Ever heard of the comics publisher Bries? Well, it's a small Belgian outfit that does comics in English. The production values are very nice, second to none. Today I stuck the covers and prices etc. online, here. Anyone living in Britain can also order them from me or Pete, and those with 'access' to London, can get them from the comicshop 'Gosh' opposite the British Museum.
If you've sent a comic or zine to BugPowder to have it mentioned on New and Noted, my apologies but the scanner is down for a week or so. They'll go up as soon as...
If you're thinking of sending something in, be aware that I've moved. contact me for the new address.
Some really nice comics with a quite unique, if in places bald, flavour. By all accounts Sim has never been published, even in photocopy form, which is a crying shame. Get thee to a Xerox machine!
Neil Gaiman, who doesn't do comics any more, is writing another novel. Not the most interesting news but of note because he's keeping an online journal of it's progress from manuscript to published book.
A minicomic from 1807. A little tale about a little man and a little maid, and perfectly charming. If this hasn't influenced Töpffer (who was 8 at the time) I'll eat my hat. (I'll construct one with potato chips, if need be).
Talking of Töpffer, I scanned the first 25 pages of his first comic (made in 1827) and stuck 'em online as well.

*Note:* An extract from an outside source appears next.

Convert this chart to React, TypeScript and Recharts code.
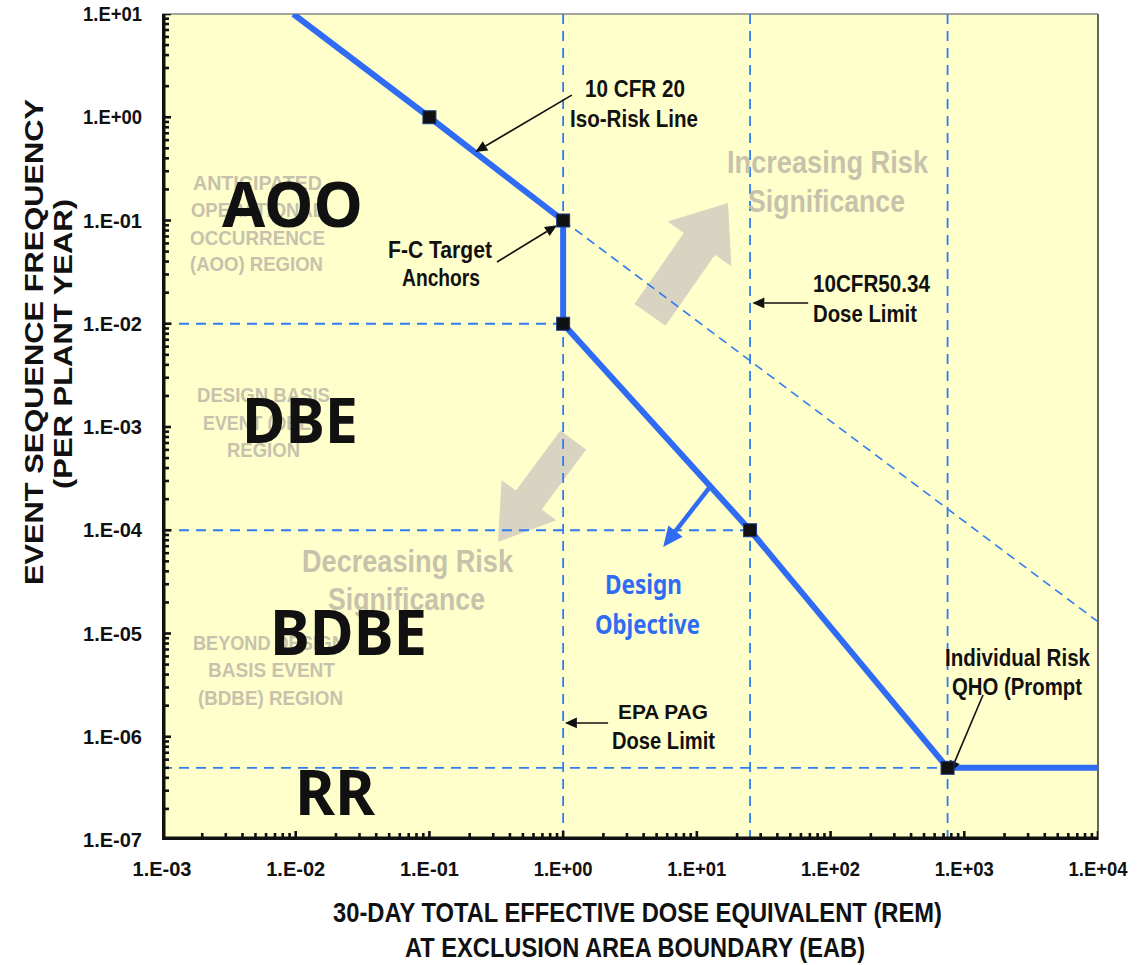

Here's the insane plot:
Page 1 - 13
Monsieur Vieuxbois meets the girl, falls head over heels in love (not reciprocated), mopes, tries suicide which fails, tries to win her over again, which fails, tries suicide again, which not only fails but turns the whole town topsy turvy.
Pure genius!
Page 14 - 26
Monsieur Vieuxbois in drag! That's him on the left. Before that, he buys and is thrown from a horse, fights a duell, asks for the girl's hand, jumps for joy for hours, get thrown in the slammer for disturbing the peace, engagement is off, another failed suicide, gets robbed, becomes a monk, changes his mind and escapes the convent in drag, is picked up by a chap wearing his clothes, has a date with him, and 'afterwards' takes his clothes back. Phew.